In 1969, at the height of Cold War tensions, Beijing opened a subway line that civilians were not allowed to ride. Built primarily for military evacuation and restricted to government and military personnel for over a decade, Line 1 ran beneath Chang'an Avenue in near secrecy. Today, the system it spawned carries more than ten million passengers on an average weekday across more than 800 kilometers of track. No urban rail network on Earth has grown faster.
China's first subway was as much a Cold War bunker project as a transit system. Construction began in 1965 with technical assistance from the Soviet Union, though that partnership frayed as Sino-Soviet relations deteriorated. The initial 23-kilometer line opened on October 1, 1969, running from Beijing Railway Station westward beneath the capital's most politically significant boulevard. For its first twelve years, the subway required a letter of introduction to ride. It was not until 1981 that ordinary citizens could buy a ticket and board a train. By then, Line 1 had been operating for over a decade in a city of millions who had never set foot inside it.

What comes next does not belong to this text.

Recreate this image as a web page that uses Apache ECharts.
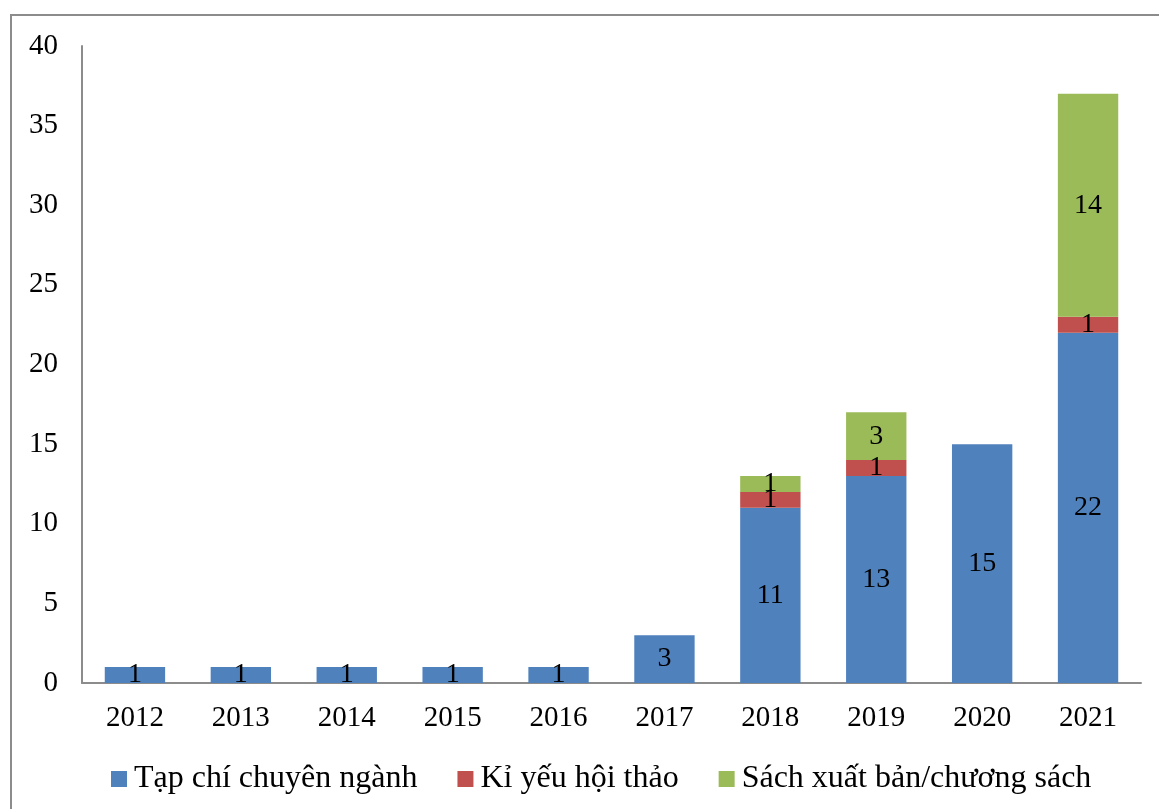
<!DOCTYPE html>
<html>
<head>
<meta charset="utf-8">
<script src="https://cdn.jsdelivr.net/npm/echarts@6/dist/echarts.min.js"></script>
<style>
  html, body { margin: 0; padding: 0; background: #fff; }
  #frame {
    position: absolute; left: 10px; top: 14px; width: 1160px; height: 810px;
    border: 2px solid #8c8c8c; box-sizing: border-box;
  }
  #chart { position: absolute; left: 0; top: 0; width: 1159px; height: 809px; }
</style>
</head>
<body>
<div id="frame"></div>
<div id="chart"></div>
<script>
const years = ["2012", "2013", "2014", "2015", "2016", "2017", "2018", "2019", "2020", "2021"];
const tapChi = [1, 1, 1, 1, 1, 3, 11, 13, 15, 22];
const kiYeu = [0, 0, 0, 0, 0, 0, 1, 1, 0, 1];
const sach = [0, 0, 0, 0, 0, 0, 1, 3, 0, 14];
const seriesNames = ["Tạp chí chuyên ngành", "Kỉ yếu hội thảo", "Sách xuất bản/chương sách"];
const colors = ["#4F81BD", "#C0504D", "#9BBB59"];

const font = "'Liberation Serif', 'DejaVu Serif', serif";

function makeSeries(name, data, color) {
  return {
    name: name,
    type: "bar",
    stack: "total",
    barWidth: "57%",
    data: data,
    itemStyle: { color: color },
    label: {
      show: true,
      position: "inside",
      color: "#000",
      fontFamily: font,
      fontSize: 28,
      formatter: (p) => (p.value ? p.value : ""),
    },
  };
}

const option = {
  animation: false,
  grid: { left: 82, right: 18, top: 46, bottom: 126 },
  legend: {
    data: seriesNames,
    top: 758,
    left: 106,
    itemWidth: 16,
    itemHeight: 16,
    itemGap: 40,
    icon: "rect",
    textStyle: { fontFamily: font, fontSize: 32, color: "#000", padding: [0, 0, 0, 2] },
  },
  xAxis: {
    type: "category",
    data: years,
    axisLine: { lineStyle: { color: "#8c8c8c", width: 2 } },
    axisTick: { show: false },
    axisLabel: { fontFamily: font, fontSize: 29, color: "#000", margin: 21 },
  },
  yAxis: {
    type: "value",
    min: 0,
    max: 40,
    interval: 5,
    axisLine: { show: true, lineStyle: { color: "#8c8c8c", width: 2 } },
    axisTick: { show: false },
    splitLine: { show: false },
    axisLabel: { fontFamily: font, fontSize: 29, color: "#000", margin: 24 },
  },
  series: [
    makeSeries(seriesNames[0], tapChi, colors[0]),
    makeSeries(seriesNames[1], kiYeu, colors[1]),
    makeSeries(seriesNames[2], sach, colors[2]),
  ],
};

echarts.init(document.getElementById("chart")).setOption(option);
</script>
</body>
</html>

Beijing's selection to host the 2008 Summer Olympics transformed the subway from a modest two-line system into something approaching a modern metro. Between 2002 and 2008, the network expanded rapidly, adding Lines 5, 10, and the Airport Express, among others. The city committed to having eight lines operational in time for the opening ceremony. Construction crews worked in overlapping shifts, and entire neighborhoods were disrupted by the tunneling. When the Games began in August 2008, Beijing's subway had tripled in length compared to just six years earlier. The expansion did not stop when the athletes went home. If anything, the Olympics proved what was possible, and the pace accelerated.
By the mid-2020s, the Beijing Subway comprised more than 27 lines and over 490 stations, making it one of the longest metro systems in the world. The network's reach has fundamentally altered how the city functions. Neighborhoods that were once considered remote became commuter suburbs almost overnight when a new station opened. Property values along announced lines surged before construction even began. The loop of Line 10, completed in 2013 at 57 kilometers, encircles the city's core the way the old ring roads do at street level. Line 6, stretching 55 kilometers east to west, provides a second spine beneath the city parallel to Line 1. The sheer density of stations in central Beijing means that few residents live more than a short walk from a platform.
The numbers are staggering. On peak days, the system has carried over twelve million trips in a single twenty-four-hour period. Annual ridership regularly exceeds three billion. During morning rush hour, trains on the busiest lines run at intervals of under two minutes, and platform screen doors -- installed across the system -- open and close with mechanical precision. The flat fare that once made the system one of the cheapest in the world has given way to distance-based pricing, but a cross-city ride still costs a fraction of what a taxi would charge. For a metropolis of over twenty million people spread across a vast plain, the subway is not a convenience. It is the circulatory system.
The Beijing Subway network spans the city beneath you, roughly 39.9°N, 116.4°E. The system is invisible from the air, but its effects are visible in the dense urban development radiating along its corridors. Nearest major airport is Beijing Capital International (ZBAA/PEK), connected to the network by the Airport Express line. Beijing Daxing International (ZBAD/PKX) is served by the Daxing Airport Express.